Breaking news: A busman’s holiday

Just inside the doors at CNN.

ATLANTA, Ga. – What does a journalist do on vacation in Atlanta? They visit newshound mecca.

The CNN Inside the Studio tour starts with a trip up the world’s tallest free-standing escalator. At 700 feet, the two-minute ride was once the entrance to an amusement park. The sprawling food court was a skating rink.

TV screens at 10-second intervals on the way up broadcast CNN’s live feed. I had picked the perfect time for a tour, as the news channel was scrambling to follow three breaking stories: Hurricane Earl, a massive earthquake in New Zealand and a UPS plane crash in Dubai.

There were displays at the top of the escalator we were told we could explore while the rest of the group made the slow journey to join us, but the breaking news on the huge screen was too inviting. It’s hard to get excited about a Super 8 camera under glass when there’s a hurricane threatening Cape Cod.

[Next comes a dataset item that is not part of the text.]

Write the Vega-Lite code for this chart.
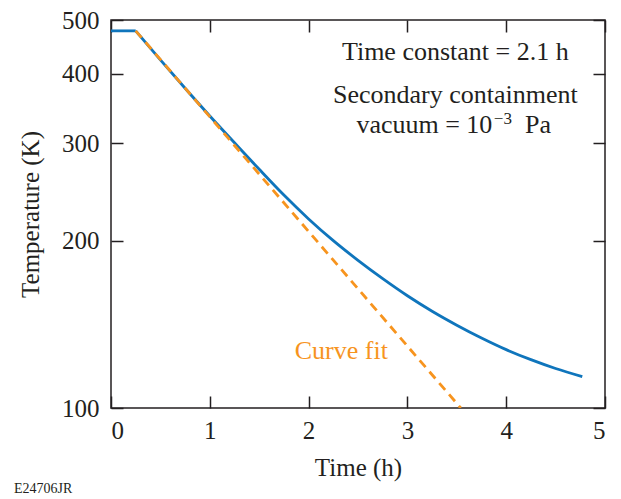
{
  "$schema": "https://vega.github.io/schema/vega-lite/v6.json",
  "width": 494,
  "height": 388,
  "autosize": {"type": "none"},
  "padding": {"left": 111, "top": 20, "right": 16, "bottom": 91},
  "background": "white",
  "config": {
    "view": {"stroke": "#231f20", "strokeWidth": 1.5},
    "font": "Liberation Serif",
    "axis": {
      "labelFont": "Liberation Serif",
      "labelFontSize": 25,
      "labelColor": "#231f20",
      "titleFont": "Liberation Serif",
      "titleFontSize": 25,
      "titleFontWeight": "normal",
      "titleColor": "#231f20",
      "tickColor": "#231f20",
      "tickWidth": 1.5,
      "grid": false,
      "domain": false
    }
  },
  "title": {
    "text": "E24706JR",
    "orient": "bottom",
    "anchor": "start",
    "frame": "group",
    "dx": -97,
    "offset": 2,
    "fontSize": 14,
    "font": "Liberation Serif",
    "fontWeight": "normal",
    "color": "#231f20"
  },
  "datasets": {
    "plateau": [
      {"t": 0, "T": 478}, {"t": 0.25, "T": 478}
    ],
    "cooling": [
      {"t": 0.25, "T": 478}, {"t": 0.5, "T": 423.9},
      {"t": 0.75, "T": 376.7}, {"t": 1.0, "T": 335.8}, {"t": 1.25, "T": 300.5},
      {"t": 1.5, "T": 269.2}, {"t": 1.75, "T": 241.9}, {"t": 2.0, "T": 219.1},
      {"t": 2.25, "T": 200.2}, {"t": 2.5, "T": 184.5}, {"t": 2.75, "T": 171.0},
      {"t": 3.0, "T": 159.3}, {"t": 3.25, "T": 149.4}, {"t": 3.5, "T": 141.0},
      {"t": 3.75, "T": 133.7}, {"t": 4.0, "T": 127.4}, {"t": 4.25, "T": 122.2},
      {"t": 4.5, "T": 117.8}, {"t": 4.77, "T": 113.9}
    ],
    "fit": [
      {"t": 0.25, "T": 478}, {"t": 3.54, "T": 100}
    ],
    "centered": [
      {"t": 3.485, "T": 424, "text": "Time constant = 2.1 h"},
      {"t": 3.485, "T": 354, "text": "Secondary containment"}
    ],
    "vacuum": [{"t": 3.86, "T": 313, "text": "vacuum = 10"}],
    "exponent": [{"t": 3.875, "T": 325, "text": "−3"}],
    "unit": [{"t": 4.19, "T": 313, "text": "Pa"}],
    "fitlabel": [{"t": 1.86, "T": 122.5, "text": "Curve fit"}]
  },
  "resolve": {"axis": {"x": "independent", "y": "independent"}},
  "layer": [
    {
      "data": {"name": "plateau"},
      "mark": {"type": "line", "color": "#0f75bc", "strokeWidth": 2.8, "clip": true},
      "encoding": {
        "x": {"field": "t", "type": "quantitative", "axis": null},
        "y": {"field": "T", "type": "quantitative", "axis": null}
      }
    },
    {
      "data": {"name": "cooling"},
      "mark": {"type": "line", "color": "#0f75bc", "strokeWidth": 2.8, "interpolate": "monotone", "clip": true},
      "encoding": {
        "x": {
          "field": "t", "type": "quantitative",
          "scale": {"domain": [0, 5], "nice": false, "zero": false},
          "axis": {"orient": "bottom", "values": [0, 1, 2, 3, 4, 5], "tickSize": -12, "labelPadding": 22, "title": "Time (h)", "titlePadding": 12}
        },
        "y": {
          "field": "T", "type": "quantitative",
          "scale": {"type": "log", "domain": [100, 500], "nice": false},
          "axis": {"orient": "left", "values": [100, 200, 300, 400, 500], "tickSize": -12, "labelPadding": 24, "title": "Temperature (K)", "titlePadding": 18}
        }
      }
    },
    {
      "data": {"name": "fit"},
      "mark": {"type": "line", "color": "#f7941e", "strokeWidth": 2.8, "strokeDash": [9, 6], "clip": true},
      "encoding": {
        "x": {
          "field": "t", "type": "quantitative",
          "axis": {"orient": "top", "values": [0, 1, 2, 3, 4, 5], "tickSize": -12, "labels": false, "title": null}
        },
        "y": {
          "field": "T", "type": "quantitative",
          "axis": {"orient": "right", "values": [100, 200, 300, 400, 500], "tickSize": -12, "labels": false, "title": null}
        }
      }
    },
    {
      "data": {"name": "centered"},
      "mark": {"type": "text", "fontSize": 26, "font": "Liberation Serif", "baseline": "alphabetic", "align": "center", "color": "#231f20"},
      "encoding": {
        "x": {"field": "t", "type": "quantitative", "axis": null},
        "y": {"field": "T", "type": "quantitative", "axis": null},
        "text": {"field": "text"}
      }
    },
    {
      "data": {"name": "vacuum"},
      "mark": {"type": "text", "fontSize": 26, "font": "Liberation Serif", "baseline": "alphabetic", "align": "right", "color": "#231f20"},
      "encoding": {
        "x": {"field": "t", "type": "quantitative", "axis": null},
        "y": {"field": "T", "type": "quantitative", "axis": null},
        "text": {"field": "text"}
      }
    },
    {
      "data": {"name": "exponent"},
      "mark": {"type": "text", "fontSize": 17, "font": "Liberation Serif", "baseline": "alphabetic", "align": "left", "color": "#231f20"},
      "encoding": {
        "x": {"field": "t", "type": "quantitative", "axis": null},
        "y": {"field": "T", "type": "quantitative", "axis": null},
        "text": {"field": "text"}
      }
    },
    {
      "data": {"name": "unit"},
      "mark": {"type": "text", "fontSize": 26, "font": "Liberation Serif", "baseline": "alphabetic", "align": "left", "color": "#231f20"},
      "encoding": {
        "x": {"field": "t", "type": "quantitative", "axis": null},
        "y": {"field": "T", "type": "quantitative", "axis": null},
        "text": {"field": "text"}
      }
    },
    {
      "data": {"name": "fitlabel"},
      "mark": {"type": "text", "fontSize": 26, "font": "Liberation Serif", "baseline": "alphabetic", "align": "left", "color": "#f7941e"},
      "encoding": {
        "x": {"field": "t", "type": "quantitative", "axis": null},
        "y": {"field": "T", "type": "quantitative", "axis": null},
        "text": {"field": "text"}
      }
    }
  ]
}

Tour guide Linnear asked each person and group where they were from. Most named towns and cities in the Carolinas, so when my turn came, I was proud to say I’d come all the way from Montreal. Then the guy beside me said: “I’m from Nigeria.”

Going up. Way up.

We were ushered into a small, incredibly comfortable theatre where Linnear begged us not to fall asleep. No chance – not with this show.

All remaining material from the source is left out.